All property purchases in Germany have to be done under the supervision of a notary. He or she will observe both the buyer and seller signing the contract for the purchase of the property and charge a notary fee of 1.6 percent of the purchase price. A so-called Notarkonto
account can also be used to transfer funds from buyer to seller, but this will cost an extra notary fee.
Prospective property buyers who sign up with an estate agent should check that the agent provides a full legal service. Buyers need a local lawyer to do the paperwork, which includes the land registry (Grundbuch
), purchase contract (Kaufvertrag
) and building declaration of partition (Teilungserklarung
). The land registry will disclose if the property is free of encumbrances (such as old mortgages). Buyers whose estate agent fails to provide legal assistance will have to find a lawyer, who may exact a costly fee.
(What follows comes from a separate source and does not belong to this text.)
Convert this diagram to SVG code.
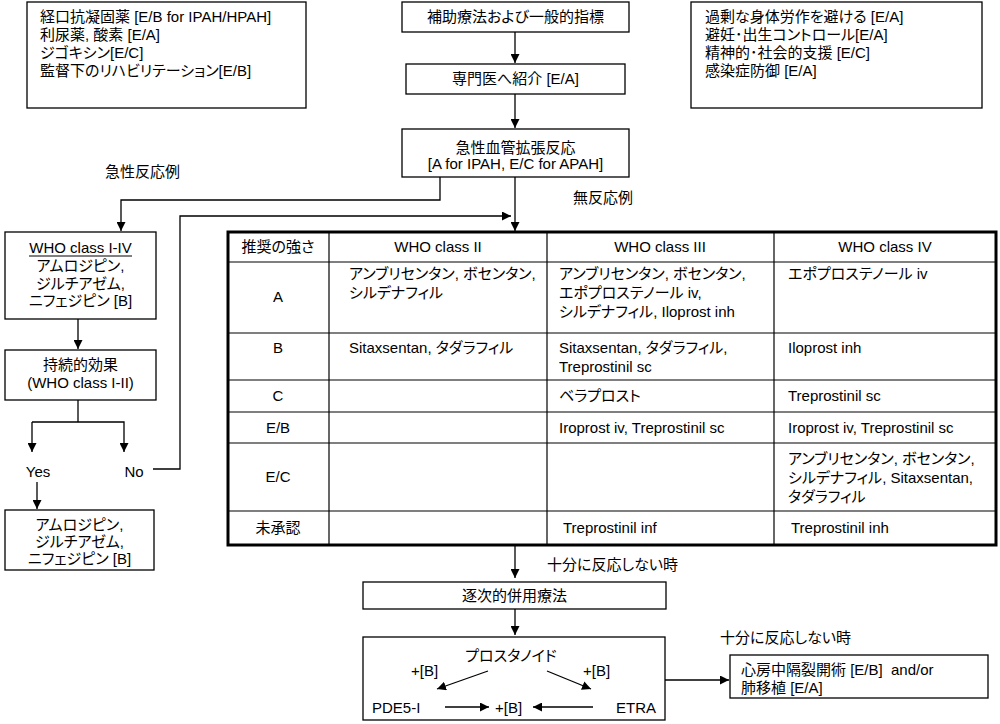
<svg xmlns="http://www.w3.org/2000/svg" width="1000" height="724" viewBox="0 0 1000 724">
<style>
text{font-family:"Liberation Sans","Noto Sans CJK JP",sans-serif;font-size:15px;fill:#000;font-feature-settings:"palt" 1;white-space:pre}
.c{text-anchor:middle}
.box{fill:#fff;stroke:#000;stroke-width:1.3}
.ln{fill:none;stroke:#000;stroke-width:1.3}
.grid{stroke:#000;stroke-width:1.2}
</style>
<defs>
<marker id="ah" viewBox="0 0 10 10" refX="10" refY="5" markerWidth="9" markerHeight="9" markerUnits="userSpaceOnUse" orient="auto">
<path d="M0,0 L10,5 L0,10 z" fill="#000"/>
</marker>
</defs>
<rect width="1000" height="724" fill="#fff"/>

<g id="n-supportive-left">
<rect class="box" x="27" y="2" width="279" height="106"/>
<text x="40" y="22">経口抗凝固薬 [E/B for IPAH/HPAH]</text>
<text x="40" y="40">利尿薬, 酸素 [E/A]</text>
<text x="40" y="58">ジゴキシン[E/C]</text>
<text x="40" y="76">監督下のリハビリテーション[E/B]</text>
</g>

<g id="n-general">
<rect class="box" x="402" y="2" width="227" height="30"/>
<text class="c" x="515.5" y="22">補助療法および一般的指標</text>
</g>

<g id="n-referral">
<rect class="box" x="406" y="64" width="219" height="30"/>
<text class="c" x="515.5" y="84">専門医へ紹介 [E/A]</text>
</g>

<g id="n-vasoreactivity">
<rect class="box" x="402" y="129" width="227" height="48"/>
<text class="c" x="515.5" y="153">急性血管拡張反応</text>
<text class="c" x="515.5" y="169">[A for IPAH, E/C for APAH]</text>
</g>

<g id="n-supportive-right">
<rect class="box" x="691" y="2" width="291" height="106"/>
<text x="705" y="22">過剰な身体労作を避ける [E/A]</text>
<text x="705" y="40">避妊･出生コントロール[E/A]</text>
<text x="705" y="58">精神的･社会的支援 [E/C]</text>
<text x="705" y="76">感染症防御 [E/A]</text>
</g>

<g id="labels">
<text x="105" y="177">急性反応例</text>
<text x="573" y="203">無反応例</text>
<text class="c" x="38" y="477">Yes</text>
<text class="c" x="134" y="477">No</text>
<text x="547" y="570">十分に反応しない時</text>
<text x="720" y="643">十分に反応しない時</text>
</g>

<g id="n-ccb">
<rect class="box" x="5" y="232" width="151" height="87"/>
<text class="c" x="80.5" y="253">WHO class I-IV</text>
<line x1="29" y1="256" x2="132" y2="256" stroke="#000" stroke-width="1"/>
<text class="c" x="80.5" y="271">アムロジピン,</text>
<text class="c" x="80.5" y="289">ジルチアゼム,</text>
<text class="c" x="80.5" y="306">ニフェジピン [B]</text>
</g>

<g id="n-sustained">
<rect class="box" x="5" y="350" width="151" height="50"/>
<text class="c" x="80.5" y="370">持続的効果</text>
<text class="c" x="80.5" y="388">(WHO class I-II)</text>
</g>

<g id="n-ccb-continue">
<rect class="box" x="5" y="510" width="149" height="60"/>
<text class="c" x="79.5" y="530">アムロジピン,</text>
<text class="c" x="79.5" y="547">ジルチアゼム,</text>
<text class="c" x="79.5" y="564">ニフェジピン [B]</text>
</g>

<g id="n-table">
<rect x="228" y="232" width="768" height="313" fill="#fff" stroke="#000" stroke-width="3"/>
<line class="grid" x1="228" y1="262" x2="996" y2="262"/>
<line class="grid" x1="228" y1="333" x2="996" y2="333"/>
<line class="grid" x1="228" y1="380" x2="996" y2="380"/>
<line class="grid" x1="228" y1="412" x2="996" y2="412"/>
<line class="grid" x1="228" y1="443" x2="996" y2="443"/>
<line class="grid" x1="228" y1="511" x2="996" y2="511"/>
<line class="grid" x1="329" y1="232" x2="329" y2="545"/>
<line class="grid" x1="547" y1="232" x2="547" y2="545"/>
<line class="grid" x1="774" y1="232" x2="774" y2="545"/>
<text class="c" x="278" y="252">推奨の強さ</text>
<text class="c" x="438" y="252">WHO class II</text>
<text class="c" x="660" y="252">WHO class III</text>
<text class="c" x="885" y="252">WHO class IV</text>
<text class="c" x="278" y="302">A</text>
<text x="349" y="279">アンブリセンタン, ボセンタン,</text>
<text x="349" y="298">シルデナフィル</text>
<text x="559" y="279">アンブリセンタン, ボセンタン,</text>
<text x="559" y="298">エポプロステノール iv,</text>
<text x="559" y="317">シルデナフィル, Iloprost inh</text>
<text x="788" y="279">エポプロステノール iv</text>
<text class="c" x="278" y="353">B</text>
<text x="349" y="353">Sitaxsentan, タダラフィル</text>
<text x="559" y="353">Sitaxsentan, タダラフィル,</text>
<text x="559" y="372">Treprostinil sc</text>
<text x="788" y="353">Iloprost inh</text>
<text class="c" x="278" y="401">C</text>
<text x="559" y="401">ベラプロスト</text>
<text x="788" y="401">Treprostinil sc</text>
<text class="c" x="278" y="433">E/B</text>
<text x="559" y="433">Iroprost iv, Treprostinil sc</text>
<text x="788" y="433">Iroprost iv, Treprostinil sc</text>
<text class="c" x="278" y="482">E/C</text>
<text x="788" y="464">アンブリセンタン, ボセンタン,</text>
<text x="788" y="483">シルデナフィル, Sitaxsentan,</text>
<text x="788" y="502">タダラフィル</text>
<text class="c" x="278" y="533">未承認</text>
<text x="563" y="533">Treprostinil inf</text>
<text x="791" y="533">Treprostinil inh</text>
</g>

<g id="n-sequential">
<rect class="box" x="363" y="582" width="303" height="27"/>
<text class="c" x="514.5" y="601">逐次的併用療法</text>
</g>

<g id="n-combination">
<rect class="box" x="363" y="637" width="302" height="83"/>
<text class="c" x="511" y="661">プロスタノイド</text>
<text x="411" y="676">+[B]</text>
<text x="583" y="676">+[B]</text>
<text x="372" y="713">PDE5-I</text>
<text x="495" y="713">+[B]</text>
<text x="616" y="713">ETRA</text>
</g>

<g id="n-surgery">
<rect class="box" x="730" y="655" width="258" height="43"/>
<text x="741" y="675">心房中隔裂開術 [E/B]  and/or</text>
<text x="741" y="693">肺移植 [E/A]</text>
</g>

<g id="connectors">
<line class="ln" x1="515" y1="32" x2="515" y2="63" marker-end="url(#ah)"/>
<line class="ln" x1="515" y1="94" x2="515" y2="128" marker-end="url(#ah)"/>
<polyline class="ln" points="440,177 440,200 121,200 121,231" marker-end="url(#ah)"/>
<line class="ln" x1="515" y1="177" x2="515" y2="231" marker-end="url(#ah)"/>
<polyline class="ln" points="153,469 180,469 180,216 511,216" marker-end="url(#ah)"/>
<line class="ln" x1="78" y1="319" x2="78" y2="349" marker-end="url(#ah)"/>
<polyline class="ln" points="78,400 78,422"/>
<polyline class="ln" points="32,422 124,422 124,452" marker-end="url(#ah)"/>
<line class="ln" x1="32" y1="422" x2="32" y2="452" marker-end="url(#ah)"/>
<line class="ln" x1="37" y1="482" x2="37" y2="509" marker-end="url(#ah)"/>
<line class="ln" x1="515" y1="546" x2="515" y2="578" marker-end="url(#ah)"/>
<line class="ln" x1="515" y1="609" x2="515" y2="635" marker-end="url(#ah)"/>
<line class="ln" x1="665" y1="680" x2="729" y2="680" marker-end="url(#ah)"/>
<line class="ln" x1="488" y1="671" x2="437" y2="689" marker-end="url(#ah)"/>
<line class="ln" x1="547" y1="671" x2="591" y2="689" marker-end="url(#ah)"/>
<line class="ln" x1="445" y1="707" x2="489" y2="707" marker-end="url(#ah)"/>
<line class="ln" x1="593" y1="707" x2="533" y2="707" marker-end="url(#ah)"/>
</g>
</svg>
Only once a buyer has been listed in the Grundbuch
, usually carried out at the local Bezirksamt
, is he or she the legal owner of a property.
But prospective homeowners should be aware that making a mortgage payment is not the only monthly expense. If you own a flat in an apartment building, monthly fees called Hausgeld
will cover water, heating costs, rubbish collection and general upkeep. They can easily add up to a few hundred euros a month depending upon the size of the property.
It is also quite common for homeowners in Germany to be liable to pay for maintenance work on the street where a property is located. The contract on the property purchase should disclose whether a homeowner will be liable for such additional charges.
Schufa credit report
When an application for a mortgage is made in Germany, the bank will contact Schufa, a credit and loan data repository. The bank will request a copy of the mortgage applicant’s Bonitätsauskunft
file, which holds comprehensive details of a consumer’s credit rating.
If a prospective mortgage applicant does have an unpaid debt recorded on file, the bank could refuse the mortgage application. In such circumstances, a borrower rejected for a loan can apply for a copy of his or her Bonitätsauskunft
by visiting www.meineschufa.de. An English language form is available for non-German speakers.
Once completed, the form should be sent to Schufa with a fee of €18.50 and a photocopy of an applicant’s passport which is required as a form of identification for both German and non-German citizens.
However, while a Schufa report does play an important part in determining whether a mortgage application is rejected or not, it does not play as an important a role as in other countries such as the United States.
“In America a credit reference bureau holds much more data on consumers, including information on how much he or she earns. This is not the case in Germany. So a bank considering a mortgage loan application may be more interested in how much a borrower earns, who their employer is and the size of his or her deposit. In Germany, this information is gathered by the bank itself,” said Schufa spokesman Christian Seidenabel.